One of the less discussed, but equally important, reasons data quality is so hard to own is deceptively simple: data quality (and ownership of it) means different things to different people.

Data quality in a technical sense is often boiled down to a checklist of dimensions — freshness, completeness, consistency, distribution, validity, and uniqueness. These six pillars are frequently referenced in frameworks, and while useful in some sense, they only describe a part of the picture. That’s where the disconnect starts.

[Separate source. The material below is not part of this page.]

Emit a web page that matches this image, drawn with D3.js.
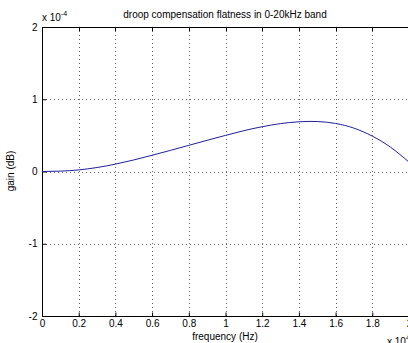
<!DOCTYPE html>
<html><head><meta charset="utf-8">
<script src="https://cdn.jsdelivr.net/npm/d3@7"></script>
<style>body{margin:0;background:#fff;}svg{display:block;font-family:Arial,"Liberation Sans",Helvetica,sans-serif;}</style>
</head><body>
<script>
const freq = [0,0.1,0.2,0.3,0.4,0.5,0.6,0.7,0.8,0.9,1.0,1.1,1.2,1.3,1.4,1.5,1.6,1.7,1.8,1.9,2.0];
const gain = [0,0.005,0.022,0.055,0.102,0.16,0.225,0.292,0.362,0.432,0.50,0.565,0.62,0.663,0.688,0.692,0.665,0.6,0.49,0.335,0.13];
const xTicks = [0,0.2,0.4,0.6,0.8,1,1.2,1.4,1.6,1.8,2];
const yTicks = [-2,-1,0,1,2];
const title = "droop compensation flatness in 0-20kHz band";
const xLabel = "frequency (Hz)";
const yLabel = "gain (dB)";

const W=408,H=343;
const L=42,T=27,R=409,B=316;
const svg=d3.select("body").append("svg").attr("width",W).attr("height",H);
const x=d3.scaleLinear().domain([0,2]).range([L,R]);
const y=d3.scaleLinear().domain([-2,2]).range([B,T]);
const fmt=d=>String(d);

// grid
const g=svg.append("g");
g.selectAll(".gx").data(xTicks.slice(1,-1)).enter().append("line")
 .attr("x1",d=>Math.round(x(d))+0.5).attr("x2",d=>Math.round(x(d))+0.5)
 .attr("y1",T).attr("y2",B).attr("stroke","#666").attr("stroke-dasharray","1,3");
g.selectAll(".gy").data(yTicks.slice(1,-1)).enter().append("line")
 .attr("y1",d=>Math.round(y(d))+0.5).attr("y2",d=>Math.round(y(d))+0.5)
 .attr("x1",L).attr("x2",R).attr("stroke","#666").attr("stroke-dasharray","1,3");

// frame
svg.append("rect").attr("x",L+0.5).attr("y",T+0.5).attr("width",R-L).attr("height",B-T)
 .attr("fill","none").attr("stroke","#000");

// ticks inward
const xa=d3.axisBottom(x).tickValues(xTicks).tickSize(-4).tickPadding(3).tickFormat(fmt);
const xg=svg.append("g").attr("transform",`translate(0,${B+0.5})`).call(xa);
const ya=d3.axisLeft(y).tickValues(yTicks).tickSize(-4).tickPadding(5).tickFormat(fmt);
const yg=svg.append("g").attr("transform",`translate(${L+0.5},0)`).call(ya);
[xg,yg].forEach(a=>{a.select(".domain").remove();a.selectAll("line").attr("stroke","#000");
 a.selectAll("text").attr("font-size",10).attr("fill","#000").attr("font-family","Arial,'Liberation Sans',sans-serif");});
// top ticks
svg.append("g").selectAll("line").data(xTicks).enter().append("line")
 .attr("x1",d=>Math.round(x(d))+0.5).attr("x2",d=>Math.round(x(d))+0.5).attr("y1",T).attr("y2",T+4).attr("stroke","#000");

// curve
const line=d3.line().x((d,i)=>x(freq[i])).y(d=>y(d)).curve(d3.curveNatural);
svg.append("path").datum(gain).attr("d",line).attr("fill","none").attr("stroke","#1f1f9e").attr("stroke-width",1);

// texts
svg.append("text").attr("x",225).attr("y",18).attr("text-anchor","middle").attr("font-size",10).text(title);
svg.append("text").attr("x",225).attr("y",340).attr("text-anchor","middle").attr("font-size",10).text(xLabel);
svg.append("text").attr("transform","translate(14,171) rotate(-90)").attr("text-anchor","middle").attr("font-size",10).text(yLabel);
const e1=svg.append("text").attr("x",42).attr("y",21).attr("font-size",10);
e1.append("tspan").text("x 10");
e1.append("tspan").attr("dy",-5).attr("font-size",7).text("-4");
const e2=svg.append("text").attr("x",387).attr("y",345).attr("font-size",10);
e2.append("tspan").text("x 10");
e2.append("tspan").attr("dy",-5).attr("font-size",7).text("4");
</script>
</body></html>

Data issues can emerge anywhere in the pipeline: from collection and ingestion, to transformation and transportation, and finally: at consumption. Each stage has its own stakeholders with different needs and definitions of what quality looks like:

At the ingestion stage, data engineers tend to focus on freshness (is the data arriving on time?), validity (does it match the expected schema?), and completeness (are all expected records present?). If those checks pass, the data is labeled “high quality.”
But as the data moves downstream into the transformation layer, where it’s joined with other sources and reshaped into business-friendly tables, new expectations surface. Distribution suddenly matters. Outliers might suggest broken logic or faulty assumptions. And consistency becomes critical: are fields aligned across datasets? Does a customer ID mean the same thing across the board?
Finally, in the consumption layer, where dashboards, metrics, and machine learning outputs are created, quality takes on yet another form. Business users typically assume that the data is complete and fresh by default. Their concern is with accuracy in the metrics, reliability of trends, and whether the data makes sense. They’re operating at a level where even subtle shifts in data distribution can undermine trust, but they don’t have visibility into upstream issues.

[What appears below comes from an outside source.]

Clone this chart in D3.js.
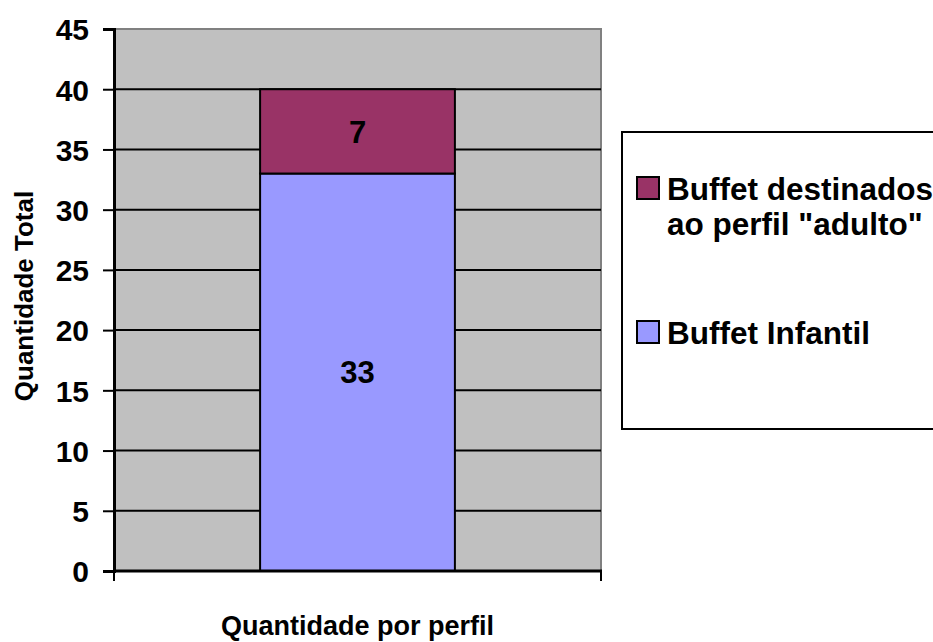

This mismatch in expectations leads to a classic situation: a data engineer sees the data as high quality because all ingestion checks passed. Meanwhile, a business stakeholder opens their dashboard and sees a 30% drop in monthly revenue — and immediately declares the data “broken.”

Both perspectives are valid. And that’s the problem.

Without a shared understanding of what data quality really means — across the full pipeline — it becomes nearly impossible to define ownership or enforce accountability. Everyone’s measuring quality through their own lens. No one’s aligned on what matters most.

The six dimensions of data quality: accuracy, completeness, consistency, timeliness, validity, uniqueness.

What are successful organizations doing differently

Of course, there are organizations who do this well, and they’re worth highlighting. The organisations that are serious about realising long-term value from their data and AI initiatives are the ones that take ownership of data quality. Not just in theory, but in practice.

What sets these organizations is a cultural and strategic decision to take data quality seriously and as a core pillar of how they operate. For this to work, it also requires leadership to treat data quality as a strategic enabler instead of an “engineering problem”. Beyond leadership buy-in, successful organizations also embed data quality in their ways of working:

Set expectations and agree on definitions: Instead of assuming that quality will “emerge” from good intentions, they set explicit expectations. They define what quality means, and not sure technical terms but in real-world impact. But they don’t stop at definitions — they also decide how to measure and track data quality in each part of the pipeline, and build accountability around them.
They invest in catching issues early. Whether it's anomaly detection, schema validation, or lineage tracking, quality is monitored continuously — not just when someone complains about a broken dashboard. The goal is to shift from reactive firefighting to proactive prevention.
When data issues happen, they have a process to deal with them: There's often a formalized path from detection to resolution, and it's clear who owns each step. Part of this could be to bridge the gap between data producers and consumers. For example, ensuring there’s a graphical interface business users can navigate, or integrating data quality with business intelligence.
Successful organizations don’t treat ownership as a binary — either centralized or decentralized. Instead, they create hybrid models that reflect the complexity of their data landscape. Data engineers might own ingestion-level checks. Analytics engineers handle transformations. Data consumers are involved in defining what “good” looks like. Everyone has a piece of the puzzle — and knows what their piece is.

These aren’t just process improvements. They’re signs of a deeper belief: that data is a product, and quality is a prerequisite — not a nice-to-have.

Final thoughts

Addressing the data quality ownership dilemma requires a multifaceted approach that includes setting clear definitions, assigning appropriate responsibilities, and securing unwavering leadership support. By acknowledging and tackling these challenges head-on, organizations can unlock the full potential of their data assets, driving informed decisions and sustained growth.